Locate all lines with the word "React". Copy them.
** Start of Dataset section **
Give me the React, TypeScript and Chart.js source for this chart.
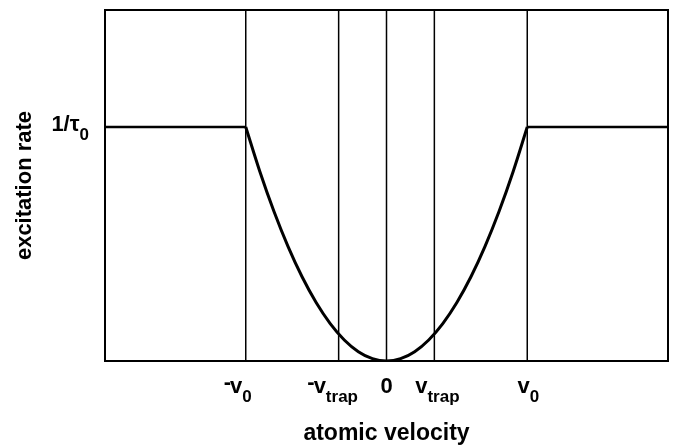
import React, { useEffect, useRef } from "react";
import { Chart, registerables } from "chart.js";

Chart.register(...registerables);

// ---- data (velocity in units of v0, rate in units of 1/tau0) ----
const X_MIN = -2;
const X_MAX = 2;
const Y_MIN = 0;
const Y_MAX = 1.5;

const markerVelocities = [-1, -0.34, 0, 0.34, 1];
const markerPrefix = ["-", "-", "", "", ""];
const markerMain = ["v", "v", "0", "v", "v"];
const markerSub = ["0", "trap", "", "trap", "0"];
const markerShift = [-8, -6, 0, 3, 1];

const plateauLevel = 1;
const leftPlateauV = [-2, -1];
const rightPlateauV = [1, 2];

const curveV = [-1, -0.9, -0.8, -0.7, -0.6, -0.5, -0.4, -0.3, -0.2, -0.1, 0, 0.1, 0.2, 0.3, 0.4, 0.5, 0.6, 0.7, 0.8, 0.9, 1];
const curveRate = [1, 0.81, 0.64, 0.49, 0.36, 0.25, 0.16, 0.09, 0.04, 0.01, 0, 0.01, 0.04, 0.09, 0.16, 0.25, 0.36, 0.49, 0.64, 0.81, 1];

const yTickValue = 1;
const yTickMain = "1/\u03C4";
const yTickSub = "0";

const xTitle = "atomic velocity";
const yTitle = "excitation rate";

const FONT = "'Liberation Sans', Arial, Helvetica, sans-serif";
const W = "bold";

function drawSubLabel(
  ctx: CanvasRenderingContext2D,
  prefix: string,
  main: string,
  sub: string,
  x: number,
  baseline: number,
  mainSize: number,
  subSize: number,
  drop: number,
  align: "center" | "right"
) {
  ctx.textAlign = "left";
  ctx.textBaseline = "alphabetic";
  ctx.font = `${W} ${mainSize}px ${FONT}`;
  const wp = prefix ? ctx.measureText(prefix).width - 1 : 0;
  const wm = ctx.measureText(main).width;
  ctx.font = `${W} ${subSize}px ${FONT}`;
  const ws = sub ? ctx.measureText(sub).width : 0;
  const total = wp + wm + ws;
  const start = align === "center" ? x - total / 2 : x - total;
  ctx.font = `${W} ${mainSize}px ${FONT}`;
  if (prefix) ctx.fillText(prefix, start, baseline - 4);
  ctx.fillText(main, start + wp, baseline);
  if (sub) {
    ctx.font = `${W} ${subSize}px ${FONT}`;
    ctx.fillText(sub, start + wp + wm, baseline + drop);
  }
}

const decorPlugin = {
  id: "decor",
  afterDraw(chart: any) {
    const { ctx, chartArea, scales } = chart;
    const { left, right, top, bottom } = chartArea;
    ctx.save();
    ctx.strokeStyle = "#000";
    ctx.lineWidth = 2;
    ctx.strokeRect(left, top, right - left, bottom - top);
    ctx.fillStyle = "#000";
    markerVelocities.forEach((v, i) => {
      const px = scales.x.getPixelForValue(v) + markerShift[i];
      drawSubLabel(ctx, markerPrefix[i], markerMain[i], markerSub[i], px, 393, 22, 17, 9, "center");
    });
    const yPix = scales.y.getPixelForValue(yTickValue);
    drawSubLabel(ctx, "", yTickMain, yTickSub, 89, yPix + 4, 22, 17, 9, "right");
    ctx.font = `${W} 23px ${FONT}`;
    ctx.textAlign = "center";
    ctx.textBaseline = "alphabetic";
    ctx.fillText(xTitle, (left + right) / 2, 440);
    ctx.font = `${W} 22px ${FONT}`;
    ctx.translate(25, (top + bottom) / 2);
    ctx.rotate(-Math.PI / 2);
    ctx.textBaseline = "middle";
    ctx.fillText(yTitle, 0, 0);
    ctx.restore();
  },
};

export default function App() {
  const ref = useRef<HTMLCanvasElement | null>(null);
  useEffect(() => {
    if (!ref.current) return;
    const vertical = markerVelocities.map((v) => ({
      data: [
        { x: v, y: Y_MIN },
        { x: v, y: Y_MAX },
      ],
      borderColor: "#000",
      borderWidth: 1.5,
      pointRadius: 0,
      showLine: true,
    }));
    const chart = new Chart(ref.current, {
      type: "scatter",
      data: {
        datasets: [
          ...vertical,
          {
            data: leftPlateauV.map((v) => ({ x: v, y: plateauLevel })),
            borderColor: "#000",
            borderWidth: 2.5,
            pointRadius: 0,
            showLine: true,
          },
          {
            data: rightPlateauV.map((v) => ({ x: v, y: plateauLevel })),
            borderColor: "#000",
            borderWidth: 2.5,
            pointRadius: 0,
            showLine: true,
          },
          {
            data: curveV.map((v, i) => ({ x: v, y: curveRate[i] })),
            borderColor: "#000",
            borderWidth: 3,
            pointRadius: 0,
            showLine: true,
            cubicInterpolationMode: "monotone",
          },
        ] as any,
      },
      options: {
        animation: false,
        responsive: true,
        maintainAspectRatio: false,
        layout: { padding: { left: 105, right: 10, top: 10, bottom: 85 } },
        plugins: { legend: { display: false }, tooltip: { enabled: false } },
        scales: {
          x: { type: "linear", min: X_MIN, max: X_MAX, display: false },
          y: { type: "linear", min: Y_MIN, max: Y_MAX, display: false },
        },
      },
      plugins: [decorPlugin],
    });
    return () => chart.destroy();
  }, []);
  return (
    <div style={{ position: "fixed", left: 0, top: 0, width: 678, height: 446, background: "#fff" }}>
      <canvas ref={ref} />
    </div>
  );
}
** End of Dataset section **
### Problem solution
Give me the React, TypeScript and Chart.js source for this chart.
import React, { useEffect, useRef } from "react";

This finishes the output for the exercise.